DOT also modified the Alternative 4b plan, developed by the Asheville Design Center to minimize the impact on the surrounding area and allow more downtown-style development, to take two homes in the Burton Street Area instead of six. The ADC’s original plans called for no homes to be eliminated in the Burton Street area, and the center’s president, Joe Minicozzi, has expressed his frustration with changes made by the department.
“We’re in the process of refining the designs, and we got far along enough to do this last week,” DOT Division Control Engineer Rick Tipton told Xpress. “This is a change we could make.”
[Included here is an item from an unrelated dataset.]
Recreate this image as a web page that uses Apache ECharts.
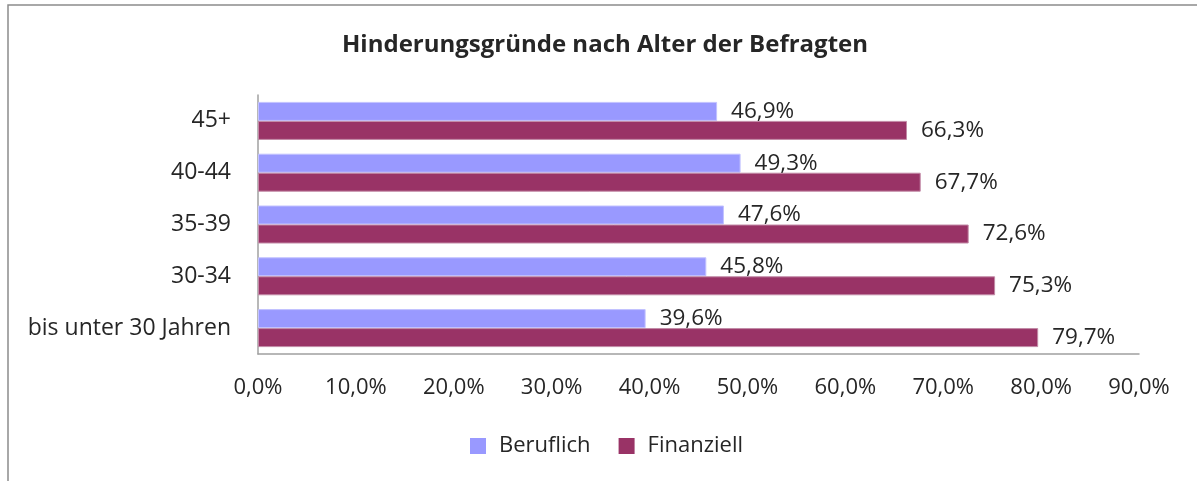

Alternatives 3 and 4b have each attracted their defenders in the community. Asheville City Council has endorsed 4b, while the Asheville Area Chamber of Commerce and the Buncombe County Board of Commissioners endorsed Alternative 3. DOT is still studying and modifying all the alternatives, including two others that haven’t attracted the same levels of support in the community. Alternative 3 would take the most homes — 43 after the revisions — but its proponents have touted decreased driving times, lower estimated building costs and a reduced impact on the Montford neighborhood as its strong points.
At a Jan. 28 debate on the issue, Chamber CEO Rick Lutovsky said that the chamber was communicating with DOT to reduce the chamber’s favored plan’s impact on the Burton Street area.
As devised by the department, both plans would still leave neighborhood residents facing a sound wall, Tipton confirmed.
A trailer park in the Emma area would also be uprooted under Alternative 3, and no changes have been made on that front yet.
“We’re still looking at all the alternatives to better refine them,” Tipton said. “The Buncombe County commissioners had let us know there was a lot of concern about the effect on this area [Burton Street].”